===== Data lines =====
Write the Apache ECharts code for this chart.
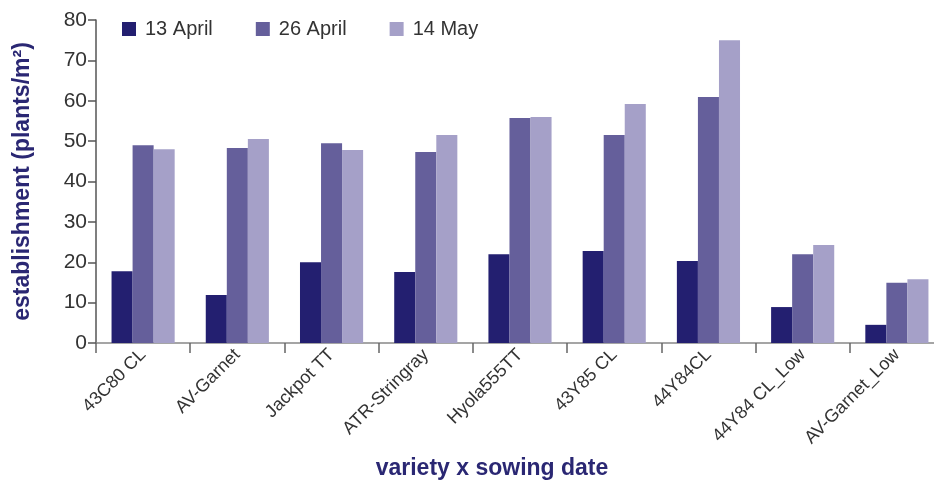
<!DOCTYPE html>
<html><head><meta charset="utf-8">
<script src="https://cdn.jsdelivr.net/npm/echarts@6/dist/echarts.min.js"></script>
<style>html,body{margin:0;padding:0;background:#fff}#c{width:934px;height:482px}</style>
</head><body><div id="c"></div>
<script>
const categories = ['43C80 CL','AV-Garnet','Jackpot TT','ATR-Stringray','Hyola555TT','43Y85 CL','44Y84CL','44Y84 CL_Low','AV-Garnet_Low'];
const seriesNames = ['13 April','26 April','14 May'];
const april13 = [17.8, 11.9, 20.0, 17.6, 22.0, 22.8, 20.3, 8.9, 4.5];
const april26 = [49.0, 48.3, 49.5, 47.3, 55.7, 51.5, 60.9, 22.0, 14.9];
const may14 = [48.0, 50.5, 47.8, 51.5, 56.0, 59.2, 75.0, 24.3, 15.8];
const yTicks = [0, 10, 20, 30, 40, 50, 60, 70, 80];

const colors = ['#231f70', '#655f9b', '#a5a0c8'];
const font = 'Liberation Sans, Arial, sans-serif';
const chart = echarts.init(document.getElementById('c'));
const data = [april13, april26, may14];
chart.setOption({
  animation: false,
  textStyle: {fontFamily: font},
  title: {
    text: 'variety x sowing date', left: 487, top: 452, textAlign: 'center',
    textStyle: {fontSize: 23, fontWeight: 'bold', color: '#2a2773', fontFamily: font}
  },
  legend: {
    top: 14, left: 117, itemGap: 43, itemWidth: 14, itemHeight: 14,
    icon: 'rect',
    textStyle: {fontSize: 20, color: '#333', fontFamily: font, padding: [0, 0, 0, 4]},
    data: seriesNames
  },
  grid: {left: 96, top: 20, width: 848, height: 323, containLabel: false, outerBoundsMode: 'none'},
  xAxis: {
    type: 'category', data: categories,
    axisLine: {lineStyle: {color: '#888', width: 1.5}},
    axisTick: {show: true, length: 10, lineStyle: {color: '#666', width: 1.5}, alignWithLabel: false},
    axisLabel: {rotate: 45, fontSize: 18, color: '#333', margin: 9, interval: 0, fontFamily: font}
  },
  yAxis: {
    type: 'value', min: yTicks[0], max: yTicks[yTicks.length-1], interval: 10,
    name: 'establishment (plants/m²)', nameLocation: 'middle', nameGap: 62,
    nameTextStyle: {fontSize: 23, fontWeight: 'bold', color: '#2a2773', fontFamily: font},
    axisLine: {show: true, lineStyle: {color: '#555', width: 1.5}},
    axisTick: {show: true, length: 8, lineStyle: {color: '#555', width: 1.5}},
    splitLine: {show: false},
    axisLabel: {fontSize: 21, color: '#333', margin: 9, fontFamily: font}
  },
  series: seriesNames.map((n, i) => ({
    name: n, type: 'bar', data: data[i],
    barGap: '0%', barCategoryGap: '33%',
    itemStyle: {color: colors[i]}
  }))
});
</script></body></html>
=====
* _What is asked_:
Without the pictures, return the listing above from its first line through the line that has "60, 70, 80];".

* _Exercise answer_:
Write the Apache ECharts code for this chart.
<!DOCTYPE html>
<html><head><meta charset="utf-8">
<script src="https://cdn.jsdelivr.net/npm/echarts@6/dist/echarts.min.js"></script>
<style>html,body{margin:0;padding:0;background:#fff}#c{width:934px;height:482px}</style>
</head><body><div id="c"></div>
<script>
const categories = ['43C80 CL','AV-Garnet','Jackpot TT','ATR-Stringray','Hyola555TT','43Y85 CL','44Y84CL','44Y84 CL_Low','AV-Garnet_Low'];
const seriesNames = ['13 April','26 April','14 May'];
const april13 = [17.8, 11.9, 20.0, 17.6, 22.0, 22.8, 20.3, 8.9, 4.5];
const april26 = [49.0, 48.3, 49.5, 47.3, 55.7, 51.5, 60.9, 22.0, 14.9];
const may14 = [48.0, 50.5, 47.8, 51.5, 56.0, 59.2, 75.0, 24.3, 15.8];
const yTicks = [0, 10, 20, 30, 40, 50, 60, 70, 80];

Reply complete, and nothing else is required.